A £70million boost to Tower Hamlets Council’s housing budget has been triggered after it hit targets set in 2010.

More than 8,000 homes are set to benefit from improvements as a result of the cash injection over the next three years.

The central government funds have been unlocked in addition to a £95m sum awarded in 2010 under the Decent Homes Scheme.

Mayor of Tower Hamlets Lutfur Rahman said the improvements would help create jobs and apprenticeships for local people.

Cabinet member for housing Cllr Rabina Khan added: “All of our properties are on track to become Decent by 2015. This administration will do whatever it can to address the borough’s pressing housing need.’’

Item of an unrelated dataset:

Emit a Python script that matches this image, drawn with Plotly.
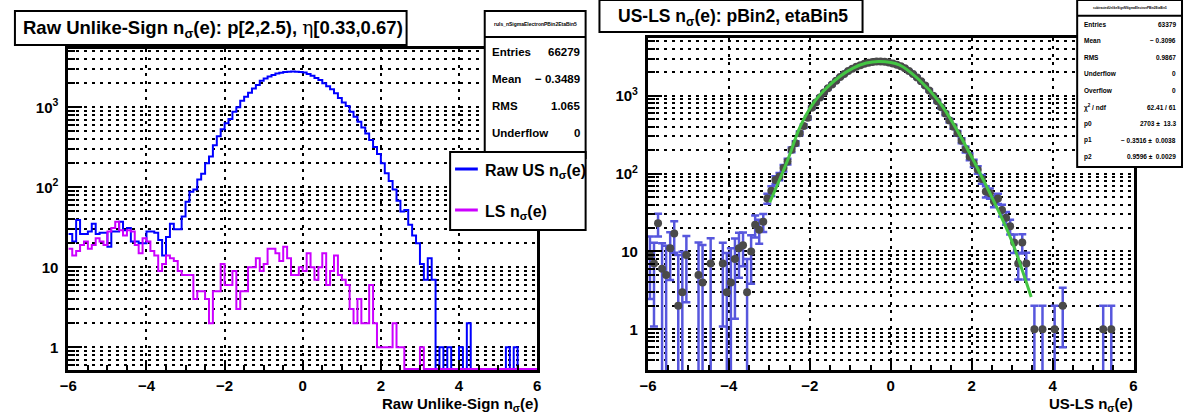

The announcement follows months of bitter exchanges over investment in the borough’s housing stock, with Labour councillors previously accusing Mayor Rahman of dismantling progress made earlier by “scrimping on costs and leaving residents with substandard work.”

But Labour welcomed the news of the extra funding, insisting it was down to MPs’ lobbying in Westminster.

Rushanara Ali, MP for Bethnal Green and Bow, said: “The first thing I did when I became an MP was to raise this with David Cameron at Prime Minister’s Questions and lobby the secretary of state for communities and local government.

“It is a sad fact that the Mayor or Tower Hamlets feels it necessary to try and claim credit for this victory, we know that it was Labour’s foresight to introduce Decent Homes and our campaigning and lobbying which has brought this funding to the borough.”

The council announced in December that it is also set to receive £16m government funding after building more new homes in the last year than any other English local authority.